The city is on the leading edge when it comes to investing in digital health startups and the entrepreneurs who launch them. Nationwide, venture capital financing for medtech increased 67 percent from 2017 to 2021, with total financing approaching $20 billion, according to Deloitte’s new study, New Strategies for MedTech Startups. Financing deals for medtech organizations in Texas totaled $555 million during that time. That’s the fourth-largest total in the country, behind California, Massachusetts, and New York.
What investors are paying the most attention to are late-stage diagnostic and digital companies, according to the report. Among the hot spots for funders: AI technologies, at their highest funding level in five years; in-vitro diagnostics (IVD) and healthcare IT, both of which have dominated medtech fundraising over the last decade, raising $48 billion and $36 billion, respectively.
What could use more support are early-stage companies, the kind that get seed and series A funding. The study found that funding for them has dipped to 23 percent of total medtech VC funding in 2021 from 27 percent in 2017. Why? Yields are lower for medtech investors compared to other sectors, and reimbursement for new technologies can be difficult to achieve, meaning companies can’t get paid for their goods or services. Additionally, pandemic-induced factors, such as supply-chain issues, have also impacted funding.

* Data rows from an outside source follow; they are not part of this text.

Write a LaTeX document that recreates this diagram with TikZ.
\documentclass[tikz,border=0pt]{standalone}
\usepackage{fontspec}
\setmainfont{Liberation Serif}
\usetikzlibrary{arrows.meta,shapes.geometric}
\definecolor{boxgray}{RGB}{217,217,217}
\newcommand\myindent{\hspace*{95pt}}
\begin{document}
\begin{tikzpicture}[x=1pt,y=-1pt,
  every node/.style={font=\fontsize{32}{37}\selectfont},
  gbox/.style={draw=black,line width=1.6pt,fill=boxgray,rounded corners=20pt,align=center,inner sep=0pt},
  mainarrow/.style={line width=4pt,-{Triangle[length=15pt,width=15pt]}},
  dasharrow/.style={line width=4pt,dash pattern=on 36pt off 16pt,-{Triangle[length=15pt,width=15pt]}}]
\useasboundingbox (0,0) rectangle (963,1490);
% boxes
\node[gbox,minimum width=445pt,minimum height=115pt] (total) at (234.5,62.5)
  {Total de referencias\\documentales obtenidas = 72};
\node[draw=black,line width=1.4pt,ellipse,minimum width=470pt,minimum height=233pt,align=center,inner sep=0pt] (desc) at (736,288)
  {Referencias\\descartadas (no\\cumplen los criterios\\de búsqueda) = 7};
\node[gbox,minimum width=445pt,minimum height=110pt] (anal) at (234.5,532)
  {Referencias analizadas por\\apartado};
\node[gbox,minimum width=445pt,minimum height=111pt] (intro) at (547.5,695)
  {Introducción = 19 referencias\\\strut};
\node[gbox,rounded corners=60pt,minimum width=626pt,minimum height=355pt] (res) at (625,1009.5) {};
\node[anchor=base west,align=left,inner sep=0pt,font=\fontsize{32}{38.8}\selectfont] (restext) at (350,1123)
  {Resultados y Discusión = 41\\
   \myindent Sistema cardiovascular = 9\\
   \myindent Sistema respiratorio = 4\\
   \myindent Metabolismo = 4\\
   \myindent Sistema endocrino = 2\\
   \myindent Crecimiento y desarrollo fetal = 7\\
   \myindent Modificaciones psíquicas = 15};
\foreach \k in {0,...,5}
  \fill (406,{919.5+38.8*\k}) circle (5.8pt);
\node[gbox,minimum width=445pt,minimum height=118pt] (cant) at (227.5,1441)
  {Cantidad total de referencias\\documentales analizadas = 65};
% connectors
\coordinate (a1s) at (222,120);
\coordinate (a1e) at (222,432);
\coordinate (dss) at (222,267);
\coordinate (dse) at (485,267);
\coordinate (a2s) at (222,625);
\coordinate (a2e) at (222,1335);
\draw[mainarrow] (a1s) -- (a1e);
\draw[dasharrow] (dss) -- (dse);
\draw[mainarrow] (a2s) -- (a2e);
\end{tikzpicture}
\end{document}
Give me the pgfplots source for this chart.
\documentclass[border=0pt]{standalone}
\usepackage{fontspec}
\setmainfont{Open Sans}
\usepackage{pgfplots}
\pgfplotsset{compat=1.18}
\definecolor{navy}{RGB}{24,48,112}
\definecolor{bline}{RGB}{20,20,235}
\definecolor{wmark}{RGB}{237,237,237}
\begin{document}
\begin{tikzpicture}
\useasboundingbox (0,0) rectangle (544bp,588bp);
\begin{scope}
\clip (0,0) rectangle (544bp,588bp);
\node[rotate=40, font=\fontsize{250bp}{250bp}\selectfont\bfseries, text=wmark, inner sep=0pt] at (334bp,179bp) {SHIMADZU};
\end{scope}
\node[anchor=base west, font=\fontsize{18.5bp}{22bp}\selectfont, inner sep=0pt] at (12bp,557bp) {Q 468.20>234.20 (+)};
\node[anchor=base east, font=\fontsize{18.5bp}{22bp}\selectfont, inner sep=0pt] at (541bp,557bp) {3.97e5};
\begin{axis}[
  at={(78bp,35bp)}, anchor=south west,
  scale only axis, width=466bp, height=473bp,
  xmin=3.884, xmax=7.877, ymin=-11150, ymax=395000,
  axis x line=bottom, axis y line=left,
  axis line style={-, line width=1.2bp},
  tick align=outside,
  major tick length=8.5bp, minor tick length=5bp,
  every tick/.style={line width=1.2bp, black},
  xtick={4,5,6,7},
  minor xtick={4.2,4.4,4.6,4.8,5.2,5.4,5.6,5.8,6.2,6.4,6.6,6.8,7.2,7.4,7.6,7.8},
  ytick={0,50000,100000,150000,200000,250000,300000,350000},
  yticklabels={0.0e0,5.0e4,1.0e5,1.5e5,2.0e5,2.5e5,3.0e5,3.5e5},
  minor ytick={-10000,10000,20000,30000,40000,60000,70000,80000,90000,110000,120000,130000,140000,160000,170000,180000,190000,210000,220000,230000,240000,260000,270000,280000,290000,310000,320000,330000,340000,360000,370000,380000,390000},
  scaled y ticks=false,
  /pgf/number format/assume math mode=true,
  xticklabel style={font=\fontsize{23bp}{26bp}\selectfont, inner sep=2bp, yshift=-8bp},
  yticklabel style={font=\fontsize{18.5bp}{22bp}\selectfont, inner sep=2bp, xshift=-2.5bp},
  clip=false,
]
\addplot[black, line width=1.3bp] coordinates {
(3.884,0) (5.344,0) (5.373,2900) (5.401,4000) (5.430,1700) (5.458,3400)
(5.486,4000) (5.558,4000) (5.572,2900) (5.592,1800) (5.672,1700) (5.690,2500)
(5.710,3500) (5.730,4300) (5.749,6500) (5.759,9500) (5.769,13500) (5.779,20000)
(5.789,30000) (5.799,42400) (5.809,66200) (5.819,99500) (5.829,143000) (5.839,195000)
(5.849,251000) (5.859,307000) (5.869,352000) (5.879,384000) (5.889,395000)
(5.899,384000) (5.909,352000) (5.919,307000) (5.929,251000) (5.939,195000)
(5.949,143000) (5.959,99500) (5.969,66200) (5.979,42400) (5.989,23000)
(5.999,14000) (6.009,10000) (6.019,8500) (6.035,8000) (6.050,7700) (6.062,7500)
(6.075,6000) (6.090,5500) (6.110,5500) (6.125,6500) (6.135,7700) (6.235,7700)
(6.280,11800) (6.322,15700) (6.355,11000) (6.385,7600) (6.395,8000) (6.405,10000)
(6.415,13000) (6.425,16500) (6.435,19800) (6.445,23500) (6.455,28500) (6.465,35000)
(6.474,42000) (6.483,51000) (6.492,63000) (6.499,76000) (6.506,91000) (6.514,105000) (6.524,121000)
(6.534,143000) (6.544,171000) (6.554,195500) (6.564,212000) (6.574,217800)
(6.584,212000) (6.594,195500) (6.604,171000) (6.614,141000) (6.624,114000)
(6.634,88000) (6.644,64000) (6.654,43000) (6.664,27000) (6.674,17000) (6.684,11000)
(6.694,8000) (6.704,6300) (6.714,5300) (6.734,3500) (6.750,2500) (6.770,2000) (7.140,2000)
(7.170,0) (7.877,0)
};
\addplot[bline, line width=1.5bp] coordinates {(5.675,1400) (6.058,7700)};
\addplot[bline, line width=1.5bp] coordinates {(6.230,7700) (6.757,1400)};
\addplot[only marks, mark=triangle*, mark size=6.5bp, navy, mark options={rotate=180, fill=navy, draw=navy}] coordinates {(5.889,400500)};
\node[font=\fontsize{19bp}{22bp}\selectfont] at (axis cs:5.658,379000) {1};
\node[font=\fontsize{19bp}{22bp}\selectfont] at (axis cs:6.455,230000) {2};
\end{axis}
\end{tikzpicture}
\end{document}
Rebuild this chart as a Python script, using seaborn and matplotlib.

Ever creative, many Houston-area early-stage entrepreneurs are looking to alternative kinds of finance, including pre-revenue IPOs and SPACs to gain entry to public markets as well as build-to-buy, where a medtech incumbent takes an ownership stake with an option to buy the company. They’re also looking to family office investment groups—family-run, generally mission-driven investors who tend to be less formal than VC funds—for financial support.
And venture capital is more than willing to invest in companies, according to the investors interviewed for the Deloitte study. Companies with strong management teams, scalable technologies that address unmet needs for a large market, technologies with low regulatory and reimbursement barriers, and products that can reduce the overall cost of healthcare will catch their attention. Bonus points for efficient, forward-looking companies, too.
Attention to these smaller firms is crucial and necessary, given that 94 percent of the 15,500-plus medtech firms in the United States are pre-revenue or have no revenue at all. Houston is home to plenty of these smaller firms with big potential. Investors would do well to look at them as long-term investments and support them by helping to lay the groundwork for regulatory and reimbursement success, in addition to investing financially.
In adopting this approach, the VC community can make significant strides towards bolstering an already strong medtech ecosystem in Houston.
Kevin Wijayawickrama is principal at Deloitte and works on the company's risk and financial advisory team.